Can You Pay Off One Credit Card With Another Credit Card?
Cash advances and balance transfers can both serve as alternate methods to pay off a credit card balance. Read on to learn about each option along with their pros and cons.
In this article:
- Can You Pay a Credit Card Bill With Another Credit Card?
- How Can You Use One Credit Card to Pay Another?
- How to Pay a Credit Card With a Cash Advance
- Using a Balance Transfer to Pay Another Credit Card
- The Pros of Using One Credit Card to Pay Another
- The Cons of Using One Credit Card to Pay Another
- Final Thoughts on Using One Credit Card to Pay Another
No, typically you cannot directly pay off a credit card using another as your form of payment. However, you can do so indirectly.
There are two credit card resources that you can use to pay the balance of another.
There are a couple ways you can use one credit card to pay the balance of another:
1. Taking out a cash advance.
2. Using a balance transfer.
Knowing what these options entail, as well as the pros and cons of each, can help you decide if either approach is the right financial move for you.
A cash advance is a short-term loan from a credit card issuer, allowing a cardholder to use their credit card at an ATM or bank to take out cash against their line of credit for immediate use.
Cardholders may choose to take out a cash advance on one credit card, deposit those funds into a bank account, and then use them to then pay off the balance of another credit card. The main thing to remember, however, is that a cash advance is a loan from the credit issuer, so it must be paid back with interest.
A balance transfer is exactly what it sounds like: transferring the balance of one credit card to another card. Credit card companies may offer cardholders the opportunity to transfer other credit card balances to their account with them—oftentimes with low- or no-interest introductory rates—or cardholders may apply for a new card that allows them to transfer a different balance to the new one.
The idea is the cardholder takes the balance from a higher-interest card and transfers it to a different or new account with a lower interest rate. Depending on how much is transferred, this option allows cardholders to clear the balance of one credit card by transferring it to another, which they are now responsible for paying as one balance.
Done responsibly, there are some benefits to using a cash advance or a balance transfer to pay off a credit card bill.
- Pros of cash advances
Taking out a cash advance provides you immediate access to cash that you may not have had, allowing you to pay off your balance quickly and avoid interest charges or late payment fees on that balance.
- Pros of balance transfers
Balance transfers allow you to simplify your finances by consolidating multiple accounts into one, reducing the chance of forgetting or making a late payment.
Plus, if you get a low- or no-interest introductory period with your balance transfer, you have the opportunity to pay less interest on debt that was originally on an account with a higher rate, saving you money and allowing you to pay off your debt quicker.
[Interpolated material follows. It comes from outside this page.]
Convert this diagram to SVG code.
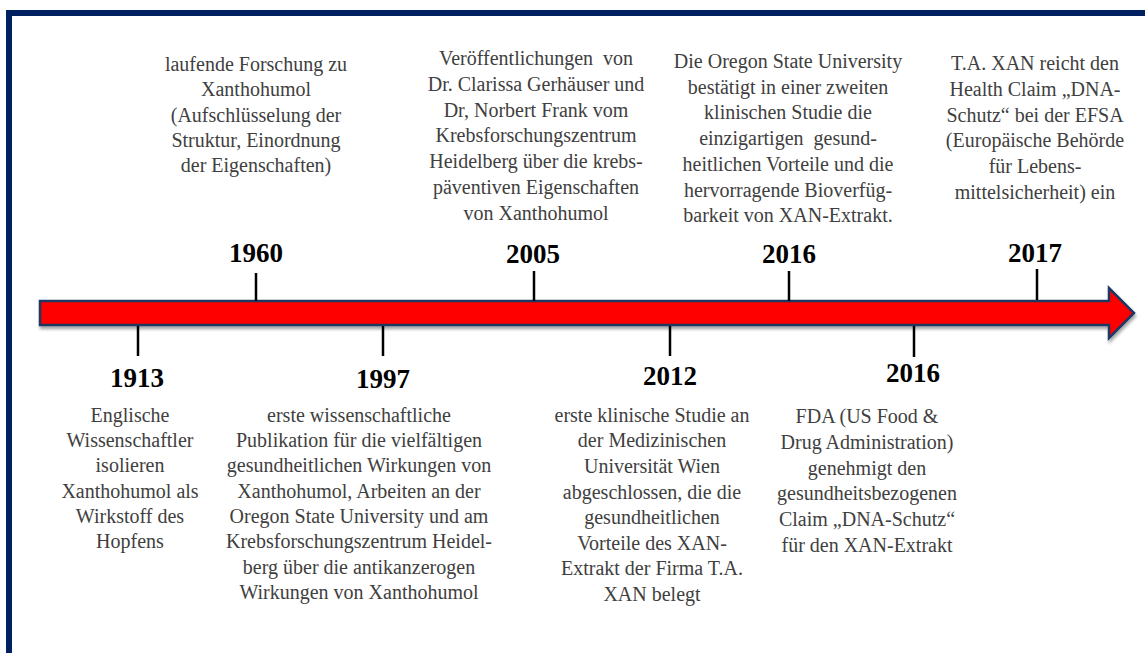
<svg xmlns="http://www.w3.org/2000/svg" width="1145" height="653" viewBox="0 0 1145 653">
<style>
.t{font-family:"Liberation Serif","Times New Roman",serif;font-size:20px;fill:#404040;text-anchor:middle}
.y{font-family:"Liberation Serif","Times New Roman",serif;font-size:27px;font-weight:bold;fill:#000;text-anchor:middle}
.tick{stroke:#000;stroke-width:2.5}
</style>
<defs>
<filter id="sh" x="-5%" y="-30%" width="110%" height="170%">
<feGaussianBlur in="SourceAlpha" stdDeviation="1.5"/>
<feOffset dx="1" dy="2.5" result="o"/>
<feComponentTransfer><feFuncA type="linear" slope="0.35"/></feComponentTransfer>
<feMerge><feMergeNode/><feMergeNode in="SourceGraphic"/></feMerge>
</filter>
</defs>
<rect width="1145" height="653" fill="#fff"/>
<rect x="9" y="13" width="1142" height="660" fill="none" stroke="#002060" stroke-width="6"/>
<g id="connectors">
<polygon points="40,301 1109,301 1109,288 1134,313 1109,338 1109,325 40,325" fill="#ff0000" stroke="#1f3864" stroke-width="2.5" stroke-linejoin="miter" filter="url(#sh)"/>
<line class="tick" x1="256" y1="273" x2="256" y2="301"/>
<line class="tick" x1="534" y1="271" x2="534" y2="301"/>
<line class="tick" x1="789" y1="271" x2="789" y2="301"/>
<line class="tick" x1="1037" y1="269" x2="1037" y2="300"/>
<line class="tick" x1="138" y1="326" x2="138" y2="356"/>
<line class="tick" x1="383" y1="326" x2="383" y2="356"/>
<line class="tick" x1="670" y1="326" x2="670" y2="356"/>
<line class="tick" x1="914" y1="326" x2="914" y2="357"/>
</g>
<g id="n1960">
<text class="y" x="256" y="262">1960</text>
<text class="t" x="256" y="71">laufende Forschung zu</text>
<text class="t" x="256" y="96.3">Xanthohumol</text>
<text class="t" x="256" y="121.6">(Aufschlüsselung der</text>
<text class="t" x="256" y="146.9">Struktur, Einordnung</text>
<text class="t" x="256" y="172.2">der Eigenschaften)</text>
</g>
<g id="n2005">
<text class="y" x="533" y="263">2005</text>
<text class="t" x="536" y="65" xml:space="preserve">Veröffentlichungen  von</text>
<text class="t" x="536" y="90.8">Dr. Clarissa Gerhäuser und</text>
<text class="t" x="536" y="116.6">Dr, Norbert Frank vom</text>
<text class="t" x="536" y="142.4">Krebsforschungszentrum</text>
<text class="t" x="536" y="168.2">Heidelberg über die krebs-</text>
<text class="t" x="536" y="194">päventiven Eigenschaften</text>
<text class="t" x="536" y="219.8">von Xanthohumol</text>
</g>
<g id="n2016a">
<text class="y" x="789" y="263">2016</text>
<text class="t" x="788" y="68">Die Oregon State University</text>
<text class="t" x="788" y="93.7">bestätigt in einer zweiten</text>
<text class="t" x="788" y="119.4">klinischen Studie die</text>
<text class="t" x="788" y="145.1" xml:space="preserve">einzigartigen  gesund-</text>
<text class="t" x="788" y="170.8">heitlichen Vorteile und die</text>
<text class="t" x="788" y="196.5">hervorragende Bioverfüg-</text>
<text class="t" x="788" y="222.2">barkeit von XAN-Extrakt.</text>
</g>
<g id="n2017">
<text class="y" x="1035" y="262">2017</text>
<text class="t" x="1035" y="70">T.A. XAN reicht den</text>
<text class="t" x="1035" y="95.8">Health Claim „DNA-</text>
<text class="t" x="1035" y="121.6">Schutz“ bei der EFSA</text>
<text class="t" x="1035" y="147.4">(Europäische Behörde</text>
<text class="t" x="1035" y="173.2">für Lebens-</text>
<text class="t" x="1035" y="199">mittelsicherheit) ein</text>
</g>
<g id="n1913">
<text class="y" x="137" y="387">1913</text>
<text class="t" x="130" y="421.7">Englische</text>
<text class="t" x="130" y="447">Wissenschaftler</text>
<text class="t" x="130" y="472.3">isolieren</text>
<text class="t" x="130" y="497.6">Xanthohumol als</text>
<text class="t" x="130" y="522.9">Wirkstoff des</text>
<text class="t" x="130" y="548.2">Hopfens</text>
</g>
<g id="n1997">
<text class="y" x="383" y="388">1997</text>
<text class="t" x="359" y="421.7">erste wissenschaftliche</text>
<text class="t" x="359" y="447">Publikation für die vielfältigen</text>
<text class="t" x="359" y="472.3">gesundheitlichen Wirkungen von</text>
<text class="t" x="359" y="497.6">Xanthohumol, Arbeiten an der</text>
<text class="t" x="359" y="522.9">Oregon State University und am</text>
<text class="t" x="359" y="548.2">Krebsforschungszentrum Heidel-</text>
<text class="t" x="359" y="573.5">berg über die antikanzerogen</text>
<text class="t" x="359" y="598.8">Wirkungen von Xanthohumol</text>
</g>
<g id="n2012">
<text class="y" x="670" y="385">2012</text>
<text class="t" x="652" y="421.7">erste klinische Studie an</text>
<text class="t" x="652" y="447.3">der Medizinischen</text>
<text class="t" x="652" y="472.9">Universität Wien</text>
<text class="t" x="652" y="498.5">abgeschlossen, die die</text>
<text class="t" x="652" y="524.1">gesundheitlichen</text>
<text class="t" x="652" y="549.7">Vorteile des XAN-</text>
<text class="t" x="652" y="575.3">Extrakt der Firma T.A.</text>
<text class="t" x="652" y="600.9">XAN belegt</text>
</g>
<g id="n2016b">
<text class="y" x="913" y="382">2016</text>
<text class="t" x="867" y="423.3">FDA (US Food &amp;</text>
<text class="t" x="867" y="449">Drug Administration)</text>
<text class="t" x="867" y="474.7">genehmigt den</text>
<text class="t" x="867" y="500.4">gesundheitsbezogenen</text>
<text class="t" x="867" y="526.1">Claim „DNA-Schutz“</text>
<text class="t" x="867" y="551.8">für den XAN-Extrakt</text>
</g>
</svg>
There are also potential disadvantages to using a cash advance or a balance transfer to pay off a credit card bill.
- Cons of cash advances
There are plenty of potential downsides to taking out a cash advance to pay a credit card bill. Primarily, it’s important to remember that cash advances are loans and must be paid back as such. They typically come with high interest rates and additional fees—such as cash advance fees and ATM fees—and usually do not come with any grace period, meaning interest starts accruing right away. All in all, cash advances can be very expensive and, without a proper plan in place to pay it off, can lead to additional credit card debt.
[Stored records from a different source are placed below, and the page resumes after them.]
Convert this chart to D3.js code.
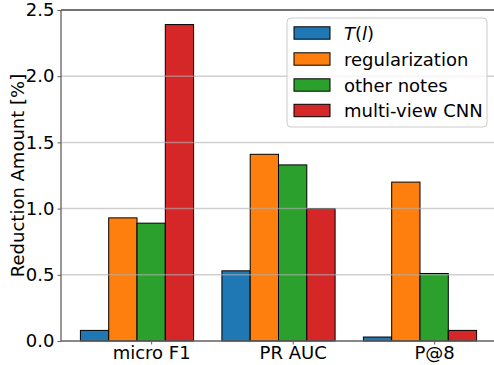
<!DOCTYPE html>
<html><head><meta charset="utf-8">
<script src="https://cdn.jsdelivr.net/npm/d3@7"></script>
<style>body{margin:0;background:#fff}svg{display:block}text{font-family:"DejaVu Sans",sans-serif}</style>
</head><body>
<svg id="c" width="494" height="365"></svg>
<script>
const categories = ["micro F1", "PR AUC", "P@8"];
const seriesNames = ["T(l)", "regularization", "other notes", "multi-view CNN"];
const seriesColors = ["#1f77b4", "#ff7f0e", "#2ca02c", "#d62728"];
const valsT = [0.08, 0.53, 0.03];
const valsReg = [0.93, 1.41, 1.20];
const valsOther = [0.89, 1.33, 0.51];
const valsCNN = [2.39, 1.00, 0.08];
const yTicks = [0.0, 0.5, 1.0, 1.5, 2.0, 2.5];

const series = [valsT, valsReg, valsOther, valsCNN];
const svg = d3.select("#c");
const L = 61, T = 10, B = 341;
const FS = 18;
const x = d3.scaleLinear().domain([-0.54, 2.54]).range([60.6, 496.4]);
const y = d3.scaleLinear().domain([0, 2.5]).range([B, T]);
const bw = 0.2;

// bars
series.forEach((vals, si) => {
  svg.append("g").selectAll("rect").data(vals).join("rect")
    .attr("x", (d, i) => x(i + (si - 1.5) * bw - bw / 2))
    .attr("width", (d, i) => x(i + (si - 1.5) * bw + bw / 2) - x(i + (si - 1.5) * bw - bw / 2))
    .attr("y", d => y(d))
    .attr("height", d => y(0) - y(d))
    .attr("fill", seriesColors[si])
    .attr("stroke", "#000").attr("stroke-width", 1);
});

// grid (on top of bars)
svg.append("g").selectAll("line").data(yTicks.slice(1)).join("line")
  .attr("x1", L).attr("x2", 494).attr("y1", d => y(d)).attr("y2", d => y(d))
  .attr("stroke", "#b0b0b0").attr("stroke-opacity", 0.6).attr("stroke-width", 1.5);

// y axis
const yAxis = d3.axisLeft(y).tickValues(yTicks).tickFormat(d3.format(".1f")).tickSize(3.5).tickPadding(3);
const gy = svg.append("g").attr("transform", `translate(${L},0)`).call(yAxis);
gy.select(".domain").remove();
gy.selectAll(".tick line").attr("stroke", "#606060");
gy.selectAll(".tick text").attr("font-size", FS).attr("fill", "#000").attr("font-family", "DejaVu Sans");

// x axis (ticks at the centre of the third bar)
const xAxis = d3.axisBottom(x).tickValues([0.1, 1.1, 2.1]).tickFormat(v => categories[Math.round(v - 0.1)]).tickSize(3.5).tickPadding(1.5);
const gx = svg.append("g").attr("transform", `translate(0,${B})`).call(xAxis);
gx.select(".domain").remove();
gx.selectAll(".tick line").attr("stroke", "#606060");
gx.selectAll(".tick text").attr("font-size", FS).attr("fill", "#000").attr("font-family", "DejaVu Sans");

// spines
svg.append("line").attr("x1", L).attr("x2", L).attr("y1", T).attr("y2", B).attr("stroke", "#606060").attr("stroke-width", 1.3);
svg.append("line").attr("x1", L).attr("x2", 494).attr("y1", B).attr("y2", B).attr("stroke", "#606060").attr("stroke-width", 1.3);
svg.append("line").attr("x1", L).attr("x2", 494).attr("y1", T).attr("y2", T).attr("stroke", "#505050").attr("stroke-width", 1.5);

// y label
svg.append("text").attr("transform", `translate(23.5,${(T + B) / 2}) rotate(-90)`)
  .attr("text-anchor", "middle").attr("font-size", FS).text("Reduction Amount [%]");

// legend
const lg = svg.append("g");
lg.append("rect").attr("x", 287).attr("y", 18).attr("width", 200).attr("height", 109).attr("rx", 4)
  .attr("fill", "#fff").attr("fill-opacity", 0.8).attr("stroke", "#cccccc").attr("stroke-width", 1);
const rowY = [33, 59, 85, 110.5];
seriesNames.forEach((name, i) => {
  lg.append("rect").attr("x", 294).attr("y", rowY[i] - 6.2).attr("width", 36).attr("height", 12.4)
    .attr("fill", seriesColors[i]).attr("stroke", "#000").attr("stroke-width", 1);
  const t = lg.append("text").attr("x", 344).attr("y", rowY[i] + 6.5).attr("font-size", FS);
  if (i === 0) {
    t.append("tspan").attr("font-style", "italic").text("T");
    t.append("tspan").text("(");
    t.append("tspan").attr("font-style", "italic").text("l");
    t.append("tspan").text(")");
  } else t.text(name);
});
</script>
</body></html>
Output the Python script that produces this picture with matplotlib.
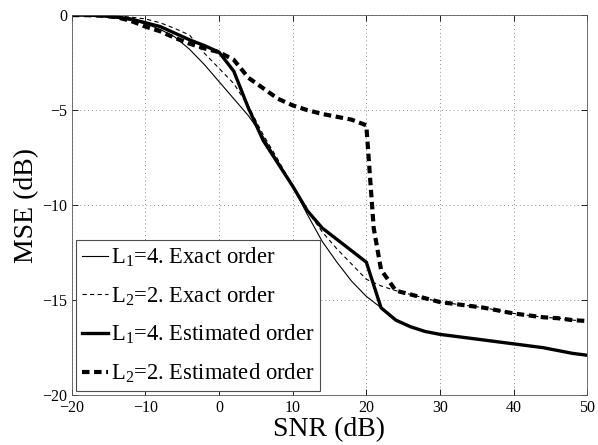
import matplotlib
matplotlib.use("Agg")
import matplotlib.pyplot as plt
import numpy as np

plt.rcParams['font.family'] = ['Liberation Serif', 'DejaVu Serif']
plt.rcParams['mathtext.fontset'] = 'custom'
plt.rcParams['mathtext.rm'] = 'Liberation Serif'
plt.rcParams['mathtext.it'] = 'Liberation Serif:italic'

snr = [-20, -18, -16, -14, -12, -10, -8, -6, -4, -2, 0, 2, 4, 6, 8, 10, 12, 14, 16, 18,
       20, 22, 24, 26, 28, 30, 32, 34, 36, 38, 40, 42, 44, 46, 48, 50]

l1_exact = [0, -0.02, -0.06, -0.15, -0.28, -0.45, -0.75, -1.15, -1.8, -2.6, -3.5, -4.4,
            -5.3, -6.4, -7.7, -9.0, -10.5, -11.9, -13.0, -14.0, -14.8, -15.4, -16.05,
            -16.4, -16.65, -16.8, -16.9, -17.0, -17.1, -17.2, -17.3, -17.4, -17.5,
            -17.65, -17.8, -17.9]

l2_exact = [0, 0, -0.02, -0.05, -0.1, -0.2, -0.4, -0.7, -1.05, -2.0, -2.8, -3.6,
            -4.8, -6.3, -7.6, -9.0, -10.3, -11.4, -12.3, -13.1, -13.9, -14.25, -14.5,
            -14.7, -14.9, -15.1, -15.2, -15.3, -15.4, -15.55, -15.7, -15.8, -15.9,
            -15.95, -16.05, -16.1]

l1_est = [0, 0, -0.03, -0.1, -0.2, -0.4, -0.6, -0.95, -1.3, -1.6, -1.95, -2.95,
          -4.9, -6.6, -7.8, -9.0, -10.3, -11.2, -11.8, -12.4, -13.0, -15.4, -16.05,
          -16.4, -16.65, -16.8, -16.9, -17.0, -17.1, -17.2, -17.3, -17.4, -17.5,
          -17.65, -17.8, -17.9]

snr_l2_est = [-20, -18, -16, -14, -12, -10, -8, -6, -4, -2, 0, 2, 4, 6, 8, 10, 12, 14,
              16, 18, 20, 21, 22, 24, 26, 28, 30, 32, 34, 36, 38, 40, 42, 44, 46, 48, 50]
l2_est = [0, 0, -0.03, -0.1, -0.3, -0.6, -0.85, -1.2, -1.5, -1.75, -1.95, -2.35,
          -3.3, -3.85, -4.4, -4.75, -5.0, -5.2, -5.35, -5.5, -5.8, -11.2, -13.4,
          -14.5, -14.7, -14.9, -15.1, -15.2, -15.3, -15.4, -15.55, -15.7, -15.8,
          -15.9, -15.95, -16.05, -16.1]

labels = ['L$_1$=4. Exact order', 'L$_2$=2. Exact order',
          'L$_1$=4. Estimated order', 'L$_2$=2. Estimated order']

fig = plt.figure(figsize=(5.98, 4.45), dpi=100)
ax = fig.add_axes([0.120, 0.112, 0.862, 0.854])

ax.plot(snr, l1_exact, color='black', lw=0.8, label=labels[0])
ax.plot(snr, l2_exact, color='black', lw=0.8, dashes=(3.8, 3), label=labels[1])
ax.plot(snr, l1_est, color='black', lw=2.4, label=labels[2])
ax.plot(snr_l2_est, l2_est, color='black', lw=3.0, dashes=(1.8, 1.1), label=labels[3])

ax.set_xlim(-20, 50)
ax.set_ylim(-20, 0)
ax.set_xticks(np.arange(-20, 51, 10))
ax.set_yticks(np.arange(-20, 1, 5))
ax.grid(True, linestyle=(0, (1, 3)), color='0.55', linewidth=0.7)
ax.tick_params(direction='in', top=True, right=True, labelsize=11.5, length=4, width=0.6)
for s in ax.spines.values():
    s.set_linewidth(0.6)
    s.set_color('0.35')

ax.set_xlabel('SNR (dB)', fontsize=20, labelpad=1)
ax.set_ylabel('MSE (dB)', fontsize=20, labelpad=2)

leg = ax.legend(loc='lower left', fontsize=16.3, handlelength=1.15, handletextpad=0.15,
                labelspacing=0.68, borderaxespad=0.2, borderpad=0.25,
                fancybox=False, framealpha=1, edgecolor='0.3')
leg.get_frame().set_linewidth(0.8)

fig.savefig('out.png', dpi=100)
- Cons of balance transfers
Balance transfers also come with potential risks. They do not reduce debt, they simply move it from one account to another. They also potentially come with fees such as balance transfer fees, and—if the balance hasn’t been fully paid off during the introductory rate time period—the remaining amount will begin accruing interest charges. Plus, the lower promotional interest rate may only apply to the balance transferred and not any subsequent purchases. All of this means that a balance transfer could be expensive and potentially lead to additional debt.
Balance transfers can also potentially cause your credit score to go down. If you opened a new credit card to complete the balance transfer, a hard inquiry was likely made when the credit issuer reviewed your credit report as part of the application process. Each hard inquiry typically lowers your credit score by five points or less.
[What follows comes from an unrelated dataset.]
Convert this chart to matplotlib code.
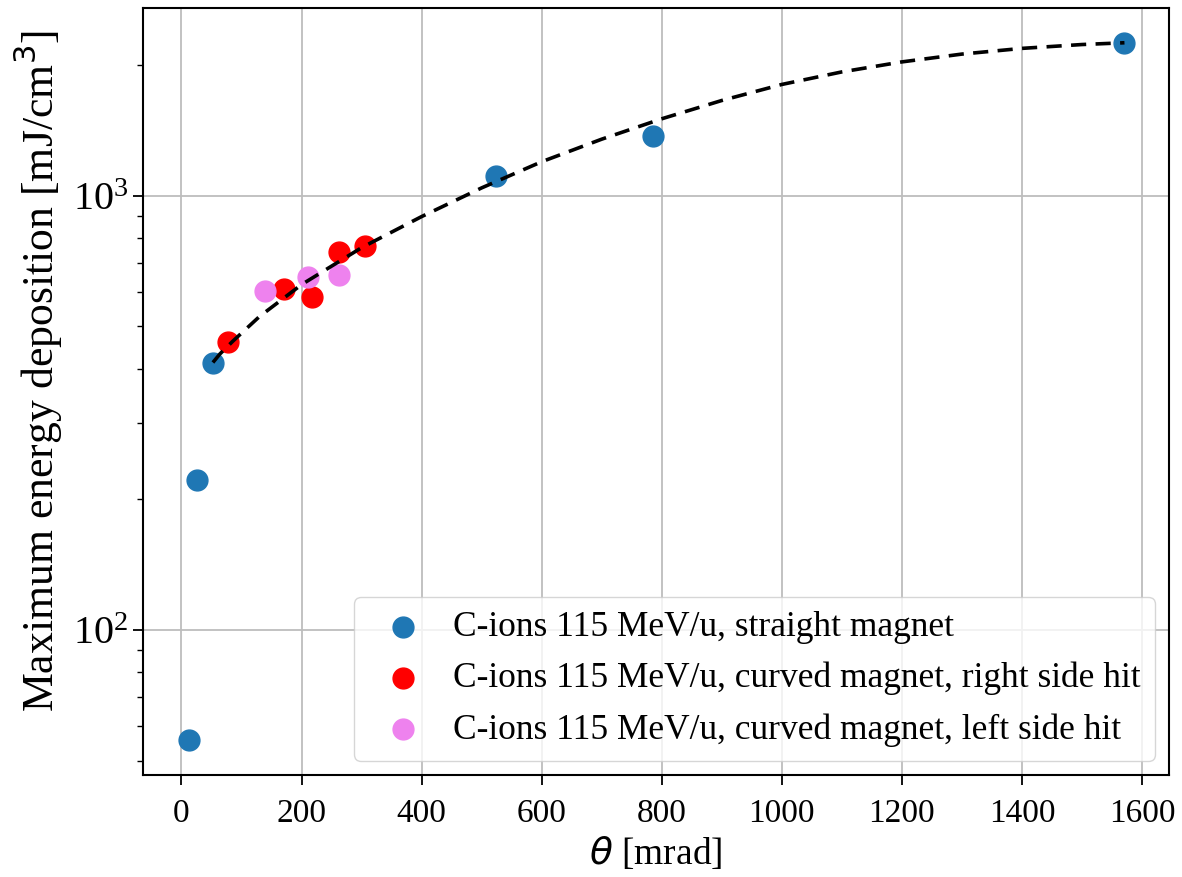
import numpy as np
import matplotlib
matplotlib.use("Agg")
import matplotlib.pyplot as plt

# ---------------- datos ----------------
# iones C 115 MeV/u, iman recto
theta_recto = [13.1, 26.2, 52.4, 523.6, 785.4, 1570.8]
edep_recto = [55.8, 222, 413, 1108, 1370, 2249]

# iman curvo, impacto lado derecho
theta_der = [78, 170, 218, 262, 305]
edep_der = [461, 610, 585, 743, 764]

# iman curvo, impacto lado izquierdo
theta_izq = [140, 210, 262]
edep_izq = [603, 650, 656]

# curva de ajuste (discontinua)
theta_ajuste = [52.4, 64, 86, 130, 200, 300, 400, 500, 600, 700, 800, 900,
                1000, 1100, 1200, 1300, 1400, 1500, 1570.8]
edep_ajuste = [413, 432, 463, 527, 624, 759, 895, 1042, 1197, 1349, 1503, 1656,
               1803, 1927, 2032, 2118, 2183, 2228, 2249]

etiquetas = [
    "C-ions 115 MeV/u, straight magnet",
    "C-ions 115 MeV/u, curved magnet, right side hit",
    "C-ions 115 MeV/u, curved magnet, left side hit",
]

plt.rcParams["font.family"] = ["Liberation Serif", "DejaVu Serif"]

fig = plt.figure(figsize=(11.82, 8.77), dpi=100)
ax = fig.add_axes([0.121, 0.1163, 0.868, 0.8747])

ax.plot(theta_ajuste, edep_ajuste, color="black", lw=2.6, ls=(0, (4.2, 2.6)), zorder=3)
ax.scatter(theta_recto, edep_recto, s=225, color="#1f77b4", label=etiquetas[0], zorder=2)
ax.scatter(theta_der, edep_der, s=225, color="red", label=etiquetas[1], zorder=2)
ax.scatter(theta_izq, edep_izq, s=225, color="violet", label=etiquetas[2], zorder=2)

ax.set_yscale("log")
ax.set_xlim(-64, 1645)
ax.set_xticks(range(0, 1601, 200))
ax.grid(True, color="#bdbdbd", lw=1.3)
ax.set_axisbelow(True)

ax.tick_params(axis="x", which="major", labelsize=24, length=7, width=1.3, pad=10)
ax.tick_params(axis="y", which="major", labelsize=29, length=7, width=1.3)
ax.tick_params(axis="y", which="minor", length=4, width=1.0)
for s in ax.spines.values():
    s.set_linewidth(1.5)

ax.set_xlabel(r"$\theta$ [mrad]", fontsize=27)
ax.set_ylabel(r"Maximum energy deposition [mJ/cm$^3$]", fontsize=31.5)
ax.yaxis.set_label_coords(-0.076, 0.527)

ax.legend(loc="lower right", fontsize=25.5, scatterpoints=1, handletextpad=0.4,
          borderaxespad=0.4)

fig.savefig("out.png", dpi=100)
Also, once the transfer is complete, be sure to pay close attention to your credit utilization ratio as this can impact your credit score.
While balance transfers and cash advances can both be short-term solutions to paying off credit card debt, they are not a replacement for healthy financial planning and management as they both come with long-term risks. The best way to pay down credit card debt and build a healthy credit score, after all, is by making timely payments every month of at least the minimum amount due. However, if you do choose to explore one of these options to pay off your credit card bill, it’s important to do your homework first and weigh the pros and cons based on your financial situation before committing to them.